Another way to save money is to plan ahead. Every time you have to do something over, it costs twice as much. This is going to happen no matter how well you plan, but you can minimize it.
Buy in bulk. Most of these parts cost pennies to make, but get sold for several dollars. If you buy just one or two connectors or terminals at a time, they can end up costing twice as much (or more) as if you buy them in bulk packages. And shop around - since Radio Shack has basically become a cell phone dealer, their small parts are more expensive than they should be. Some of the same parts can be found at a different hardware or electronics store for a lot less.
Do I really need Weatherpack connectors?
Nope. You can use the cheaper plastic type (sometimes called a "Molex type connector"). They just aren't as nice for this application. They usually aren't sealed, and tend to break if you take them apart too many times. You can use large heat shrink to make a better seal, as in the picture below.
You can also reuse a lot of the connectors from your original wiring harness.
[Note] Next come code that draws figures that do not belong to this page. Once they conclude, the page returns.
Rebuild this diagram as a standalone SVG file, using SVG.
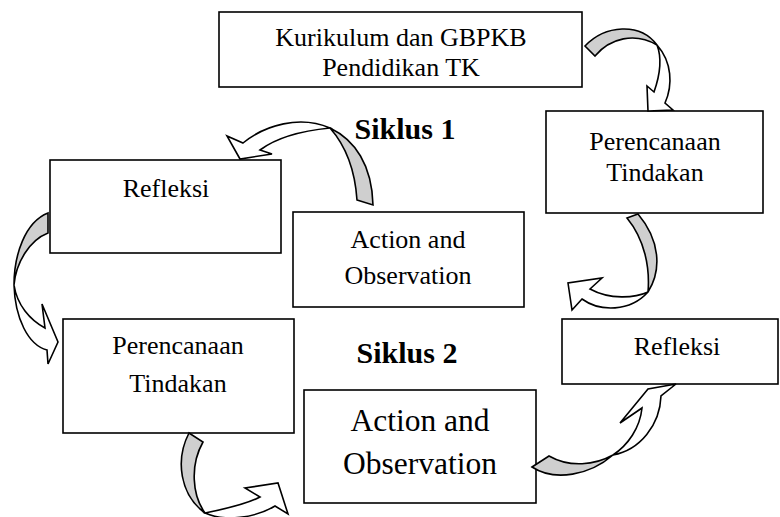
<svg xmlns="http://www.w3.org/2000/svg" width="780" height="517" viewBox="0 0 780 517">
<style>
.box{fill:#fff;stroke:#000;stroke-width:1.6}
.t{font-family:"Liberation Serif","Times New Roman",serif;font-size:26px;fill:#000;text-anchor:middle}
.big{font-size:31.5px}
.ttl{font-family:"Liberation Serif","Times New Roman",serif;font-size:30px;font-weight:bold;fill:#000;text-anchor:middle}
.back{fill:#cfcfcf;stroke:#000;stroke-width:1.6;stroke-linejoin:miter}
.front{fill:#fff;stroke:#000;stroke-width:1.6;stroke-linejoin:miter}
</style>
<rect width="780" height="517" fill="#fff"/>
<g id="kurikulum">
<rect class="box" x="219" y="12" width="363" height="75"/>
<text class="t" x="401" y="46">Kurikulum dan GBPKB</text>
<text class="t" x="401" y="76">Pendidikan TK</text>
</g>
<g id="perencanaan1">
<rect class="box" x="546" y="111" width="217" height="102"/>
<text class="t" x="655" y="150">Perencanaan</text>
<text class="t" x="655" y="181">Tindakan</text>
</g>
<g id="siklus1">
<text class="ttl" x="405" y="139">Siklus 1</text>
</g>
<g id="refleksi1">
<rect class="box" x="50" y="160" width="231" height="93"/>
<text class="t" x="166" y="197">Refleksi</text>
</g>
<g id="action1">
<rect class="box" x="293" y="212" width="231" height="95"/>
<text class="t" x="408" y="248">Action and</text>
<text class="t" x="408" y="284">Observation</text>
</g>
<g id="perencanaan2">
<rect class="box" x="63" y="319" width="231" height="114"/>
<text class="t" x="178" y="354">Perencanaan</text>
<text class="t" x="178" y="392">Tindakan</text>
</g>
<g id="siklus2">
<text class="ttl" x="407" y="363">Siklus 2</text>
</g>
<g id="refleksi2">
<rect class="box" x="562" y="319" width="216" height="65"/>
<text class="t" x="677" y="355">Refleksi</text>
</g>
<g id="action2">
<rect class="box" x="304" y="390" width="232" height="113"/>
<text class="t big" x="420" y="431">Action and</text>
<text class="t big" x="420" y="474">Observation</text>
</g>
<g id="connectors">
<!-- A: Kurikulum -> Perencanaan -->
<path class="front" d="M657 45 C672 62 673 85 665 103 L673 110 L648 111 L647 86 L654 92 C660 75 662 58 657 45 Z"/>
<path class="back" d="M585 46 C605 25 640 22 657 45 C635 32 610 38 595 56 Z"/>
<!-- B: Action1 -> Refleksi1 -->
<path class="front" d="M330 128 C300 115 265 125 243 143 L227 136 L240 159 L272 154 L260 150 C280 135 310 130 330 128 Z"/>
<path class="back" d="M357 200 L373 205 C372 165 355 140 330 128 C345 145 355 170 357 200 Z"/>
<!-- C: Refleksi1 -> Perencanaan2 -->
<path class="back" d="M48 213 L48 233 C30 240 16 262 14 285 C14 255 25 222 48 213 Z"/>
<path class="front" d="M14 285 C15 318 28 345 47 350 L48 364 L58 342 L42 304 L45 328 C30 320 17 305 14 285 Z"/>
<!-- D: Perencanaan1 -> Refleksi2 -->
<path class="back" d="M627 218 L638 214 C660 240 662 270 648 292 C650 268 645 240 627 218 Z"/>
<path class="front" d="M648 292 C630 312 600 312 582 299 L572 310 L568 283 L602 278 L590 289 C610 300 635 298 648 292 Z"/>
<!-- E: Perencanaan2 -> Action2 -->
<path class="back" d="M189 433 L203 442 C190 465 192 495 205 513 C180 495 175 460 189 433 Z"/>
<path class="front" d="M205 513 C225 522 255 518 275 506 L288 514 L278 483 L245 488 L260 497 C245 505 220 510 205 513 Z"/>
<!-- F: Action2 -> Refleksi2 -->
<path class="back" d="M532 467 L549 456 C570 468 595 465 613 455 C590 475 555 482 532 467 Z"/>
<path class="front" d="M613 455 C628 445 640 428 642 408 L620 423 L648 389 L676 384 L661 396 C660 425 640 450 613 455 Z"/>
</g>
</svg>
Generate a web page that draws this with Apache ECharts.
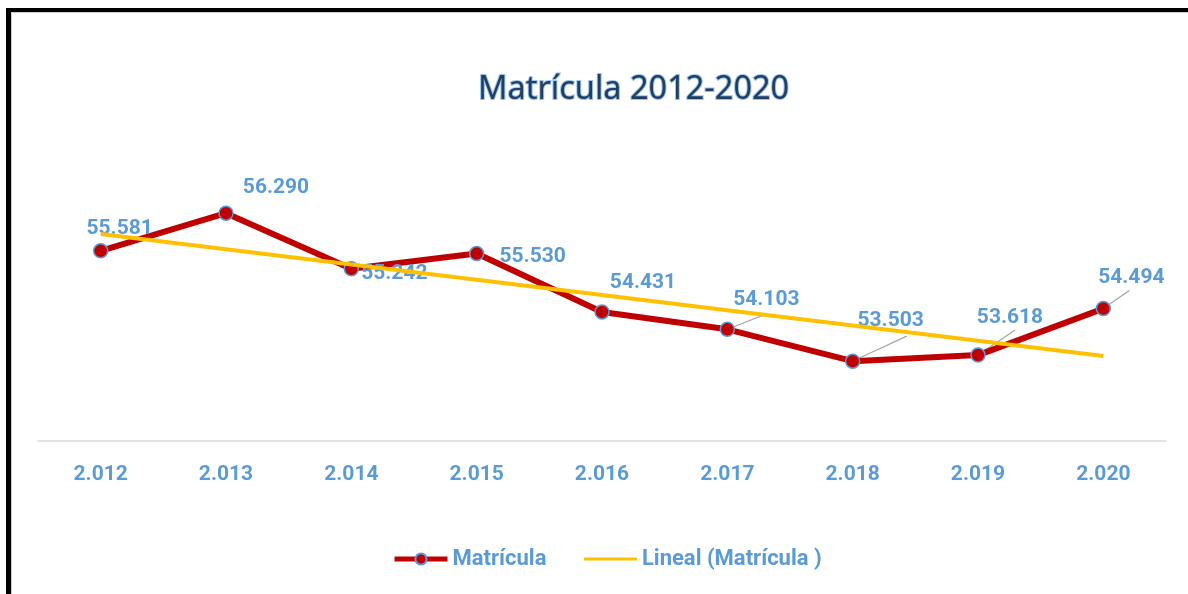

Either leave them connected to the original parts (like handlebar switches), or cut the wires and splice them into your new harness.
When should I use regular heat shrink vs adhesive?
I almost always use regular because it's cheaper and it can be taken off with a utility knife. If I want something to be sealed, or just to make a stronger mechanical connection I'll use adhesive. It's good practice to use adhesive around wire splices (but keep in mind this will make it nearly impossible to take apart without cutting the wires).
I use twist-on wire connectors (wire nuts) in my house wiring? Can I use those?
No. They cut into the wires and are likely to come apart with all the vibration in a vehicle.
Why don't you use solder?
Mostly because it's not necessary. Good crimps will hold up well. Adhesive heat shrink will help if you want to go the extra mile.
It is also possible solder can be worse when there is a lot of vibration, at least according to the ABYC wiring standards (American Boat and Yacht Council). According to them:
Another common misconception dictates that the best of all connections is a soldered connection. However with stranded wire, the solder bonds the individual strands together, making a solid, inflexible wire. ABYC standards prohibit soldering as the solemeans of making a connection because the newly solid wire is subject to cracking or breaking through vibration and flexing. A more practical solution is to use a crimp connector described above. Wires should never be joined simply by soldering and taping (or heat shrink); however, if solder is used, use only 60%/40% rosin core or solid solder, soldering after the butt connector is crimped. Acid core solder as used in plumbing may never be used in any electrical wiring.
So if you really want to, crimp and then solder. It will probably be bombproof. But don't just solder.